L’immigrazione di massa si sta rivelando un tema determinante per il futuro dell’Occidente.

Basti pensare alle ondate iconoclaste dei BLM contro le statue che dagli Stati Uniti si sono diffuse in Europa, oppure a come gli italiani siano stati costretti alla quarantena forzata con i porti rimasti aperti nel segno del politicamente corretto e del lassismo dell’opposizione.

È necessario che il popolo si svegli dal torpore e riacquisti un sano buon senso identitario.

Allo scopo, può essere utile la lettura del libello di Enoch Powell: Il discorso dei «fiumi di sangue», edito da Italia Storica e curato da Andrea Lombardi, nel quale viene riportata la dura invettiva del conservatore britannico, pronunciata il 20 aprile 1968 al Midland Hotel di Birmingham, che gli valse l’espulsione dal partito ma anche un seguito di quasi l’80% della popolazione con manifestazioni in suo favore.

Non stiamo parlando di un razzista grossolano, ma di un politico che all’intelligenza fuori dal comune unì il common sense della classe popolare in cui era cresciuto. Nel corso della sua vita, imparò 14 lingue differenti e a 25 anni ottenne la cattedra universitaria di greco, divenendo il più giovane professore del Commonwealth. Arruolatosi volontario nella seconda guerra mondiale e divenuto Generale di brigata, sviluppò una forte avversione contro gli USA, giudicati come un pericolo per la fine dell’Impero.

Durante gli anni Sessanta, Powell focalizzò la sua attenzione sulla britishness, l’identità britannica minacciata dalla scarsa influenza imperiale, dalla reindustrializzazione della società post-bellica tramite gli immigrati dalle ex colonie e dal liberismo senza controllo che stava privando dei diritti la classe lavoratrice.

«Se guardo avanti sento forte un presentimento.
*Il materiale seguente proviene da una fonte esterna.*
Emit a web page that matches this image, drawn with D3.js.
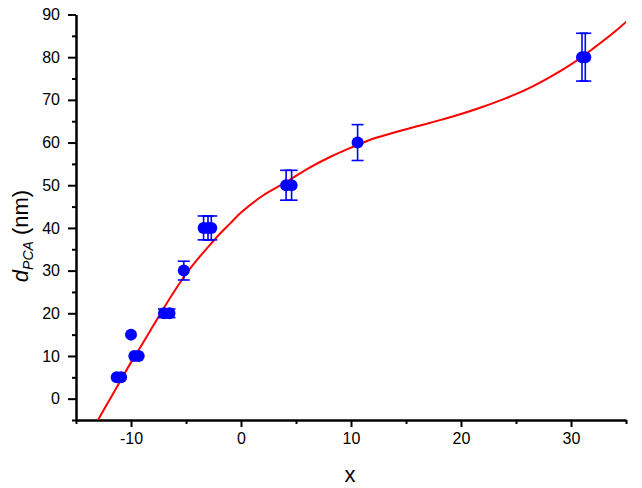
<!DOCTYPE html>
<html>
<head>
<meta charset="utf-8">
<script src="https://cdn.jsdelivr.net/npm/d3@7"></script>
<style>
  body { margin: 0; background: #fff; }
  svg { display: block; font-family: Arial, "Liberation Sans", sans-serif; }
</style>
</head>
<body>
<svg id="chart" width="642" height="488"></svg>
<script>
/* ---------------- DATA ---------------- */
const pointX   = [-11.3, -10.9, -10.0, -9.7, -9.3, -7.0, -6.5, -5.2, -3.4, -3.0, -2.7, 4.1, 4.6, 10.6, 31.0, 31.3];
const pointY   = [5, 5, 15, 10, 10, 20, 20, 30, 40, 40, 40, 50, 50, 60, 80, 80];
const pointErr = [0, 0, 0, 0, 0, 1, 1, 2.2, 2.8, 2.8, 2.8, 3.5, 3.5, 4.2, 5.6, 5.6];

const fitX = [-13, -12, -11, -10, -9, -8, -7, -6, -5, -4, -3, -2, -1, 0, 2, 4, 6, 8, 10, 12, 14, 16, 18, 20, 22, 24, 26, 28, 30, 32, 34, 35.2];
const fitY = [-5, -0.5, 4, 8.5, 12.7, 17, 21.3, 25.4, 29.2, 32.5, 35.5, 38.4, 41, 43.6, 47.6, 50.6, 53.8, 56.5, 58.8, 60.9, 62.4, 63.8, 65.2, 66.7, 68.4, 70.3, 72.5, 75.2, 78.3, 82, 86, 88.7];

const xTicks = [-15, -10, -5, 0, 5, 10, 15, 20, 25, 30, 35];
const yTicks = [-5, 0, 5, 10, 15, 20, 25, 30, 35, 40, 45, 50, 55, 60, 65, 70, 75, 80, 85, 90];

/* ---------------- SETUP ---------------- */
const svg = d3.select("#chart");
const plot = { left: 76, right: 626, top: 14.5, bottom: 420 };

const x = d3.scaleLinear().domain([-15, 35]).range([plot.left, plot.right]);
const y = d3.scaleLinear().domain([-5, 90]).range([plot.bottom, plot.top]);

svg.append("defs").append("clipPath").attr("id", "clip")
  .append("rect").attr("x", plot.left).attr("y", plot.top)
  .attr("width", plot.right - plot.left).attr("height", plot.bottom - plot.top);

/* ---------------- AXES ---------------- */
const isXLabel = d => d % 10 === 0 && d !== -15 && d !== 35;
const xAxis = d3.axisBottom(x).tickValues(xTicks)
  .tickSize(0).tickFormat(d => isXLabel(d) ? d : "");
const yAxis = d3.axisLeft(y).tickValues(yTicks)
  .tickSize(0).tickFormat(d => d % 10 === 0 ? d : "");

const gx = svg.append("g").attr("transform", `translate(0,${plot.bottom})`).call(xAxis);
const gy = svg.append("g").attr("transform", `translate(${plot.left},0)`).call(yAxis);

[gx, gy].forEach(g => {
  g.select(".domain").attr("stroke", "#000").attr("stroke-width", 2.5);
  g.selectAll(".tick text").attr("font-size", 16).attr("fill", "#000")
    .attr("font-family", "Arial, 'Liberation Sans', sans-serif");
});
gx.selectAll(".tick line")
  .attr("y2", d => isXLabel(d) ? 7 : 4)
  .attr("stroke", "#000").attr("stroke-width", 2);
gx.selectAll(".tick text").attr("y", 13);
gy.selectAll(".tick line")
  .attr("x2", d => d % 10 === 0 ? -8 : -4)
  .attr("stroke", "#000").attr("stroke-width", 2);
gy.selectAll(".tick text").attr("x", -16);

/* ---------------- AXIS TITLES ---------------- */
svg.append("text")
  .attr("x", 350).attr("y", 482)
  .attr("text-anchor", "middle").attr("font-size", 22)
  .text("x");

const yTitle = svg.append("text")
  .attr("transform", "translate(28,236) rotate(-90)")
  .attr("text-anchor", "middle").attr("font-size", 22);
yTitle.append("tspan").attr("font-style", "italic").text("d");
yTitle.append("tspan").attr("font-style", "italic").attr("font-size", 14).attr("dy", 5).text("PCA");
yTitle.append("tspan").attr("dy", -5).text(" (nm)");

/* ---------------- FIT CURVE ---------------- */
const fitData = fitX.map((v, i) => [v, fitY[i]]);
svg.append("path")
  .datum(fitData)
  .attr("clip-path", "url(#clip)")
  .attr("fill", "none")
  .attr("stroke", "#ff0000")
  .attr("stroke-width", 2)
  .attr("d", d3.line().x(d => x(d[0])).y(d => y(d[1])).curve(d3.curveCatmullRom));

/* ---------------- POINTS & ERROR BARS ---------------- */
const pts = pointX.map((v, i) => ({ x: v, y: pointY[i], e: pointErr[i] }));
const bars = svg.append("g").attr("stroke", "#0000ff").attr("stroke-width", 1.6);
pts.filter(d => d.e > 0).forEach(d => {
  const cx = x(d.x);
  bars.append("line").attr("x1", cx).attr("x2", cx).attr("y1", y(d.y - d.e)).attr("y2", y(d.y + d.e));
  [d.y - d.e, d.y + d.e].forEach(v => {
    bars.append("line").attr("x1", cx - 6).attr("x2", cx + 6).attr("y1", y(v)).attr("y2", y(v));
  });
});

svg.append("g").selectAll("circle")
  .data(pts)
  .enter()
  .append("circle")
  .attr("cx", d => x(d.x))
  .attr("cy", d => y(d.y))
  .attr("r", 6)
  .attr("fill", "#0000ff");
</script>
</body>
</html>
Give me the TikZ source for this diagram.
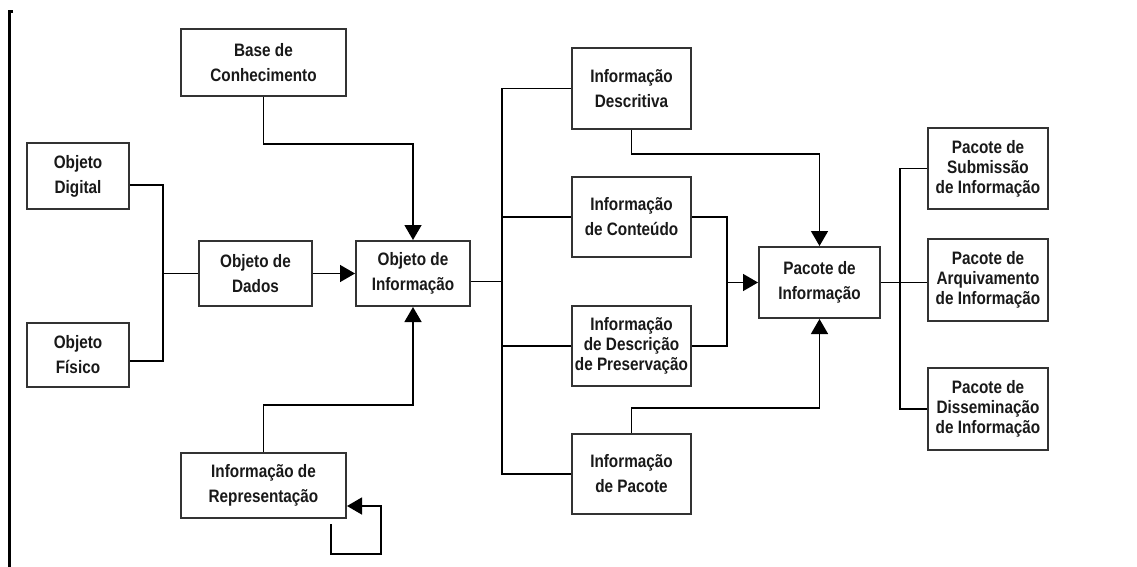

Come i Romani, mi sembra di vedere il Tevere schiumante di tantissimo sangue». Questo è il riferimento classico del discorso che lo ha fatto passare alla storia, anche alla luce delle lotte razziali che sarebbero seguite negli anni Ottanta con le politiche di Margaret Thatcher.

Rimpatri e remigrazione erano le ricette da applicare, nella consapevolezza dei pericoli che il popolo avrebbe corso trovandosi straniero nella propria terra. Di qui la contrarietà alla legge anti-discriminazione, che venne approvata pochi anni prima.

« […] Ora apprendono che un atto del parlamento stabilirà un privilegio a senso unico; una legge che non può e non è pensata per proteggerli né per dare ascolto alle loro rimostranze; una legge emanata per dare allo straniero, allo scontento e all’agente provocatore il potere di perseguitarli per le loro azioni private.»

A distanza di anni, non possiamo che dire sì, Enoch aveva ragione, anche quando espresse la contrarietà sull’ingresso dell’Inghilterra nella CEE, uscita ufficialmente dalla gabbia europea il primo gennaio scorso.

Una personalità e un discorso interessanti, che ci mostrano come si possa sostenere posizioni controcorrente con stile e acume contro l’imperante verbo progressista.